Review Policies and Practices

Without clarity from the Supreme Court on whether they can rely on salary history, employers must continue to navigate conflicting rules in different jurisdictions, said Lara de Leon, an attorney with Ogletree Deakins in Orange County, Calif., and San Antonio. "Multijurisdictional employers in particular will need to carefully evaluate their pay-setting practices and determine if any changes need to be made."

CaliforniaOregon and Hawaii—which are in the 9th Circuit—as well as states and localities in other jurisdictions have passed legislation barring employers from asking about and using salary history to set pay, noted Cheryl Pinarchick, an attorney with Fisher Phillips in Boston. "As a result, employers should be extremely cautious about requesting salary history or using it in compensation decisions," she said.

[SHRM members-only toolkit: Managing Pay Equity]

Many employers are grappling with whether they want a uniform, nationwide policy or different policies that are applicable to each jurisdiction, Lee said. But employees may move around or work across state lines, so employers aren't always sure which rule to apply.

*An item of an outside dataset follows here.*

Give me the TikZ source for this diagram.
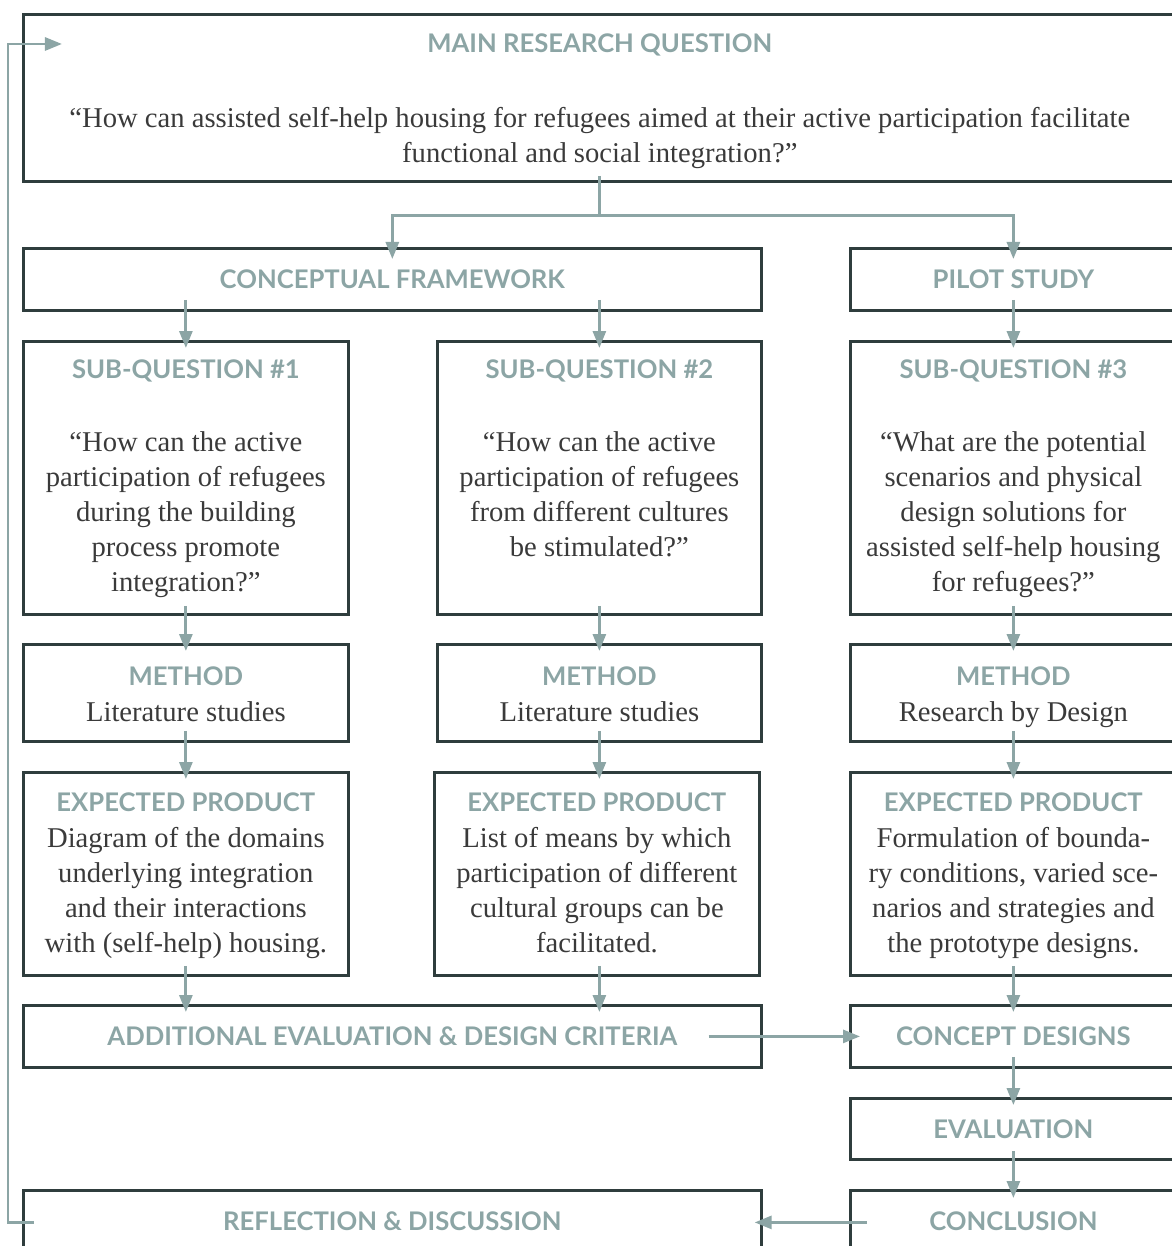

"There are many angles from which companies can tackle pay-equity problems," Presnell said. For example, employers can review their performance appraisal and promotion processes for biases, and train their recruiters to comply with the law and evaluate how and why they make compensation recommendations for candidates, she said. "Consider how those practices may inadvertently impact gender or race pay disparities."

Businesses should also consider performing a pay audit. "Even if your company has conducted an audit recently, employers should continue to strive to identify the source of any pay differences and address any areas of concern," de Leon said. Employers should not only address compensation differences, but they should also determine if more fundamental changes need to be made to their compensation system and the factors they rely on to set pay, she said.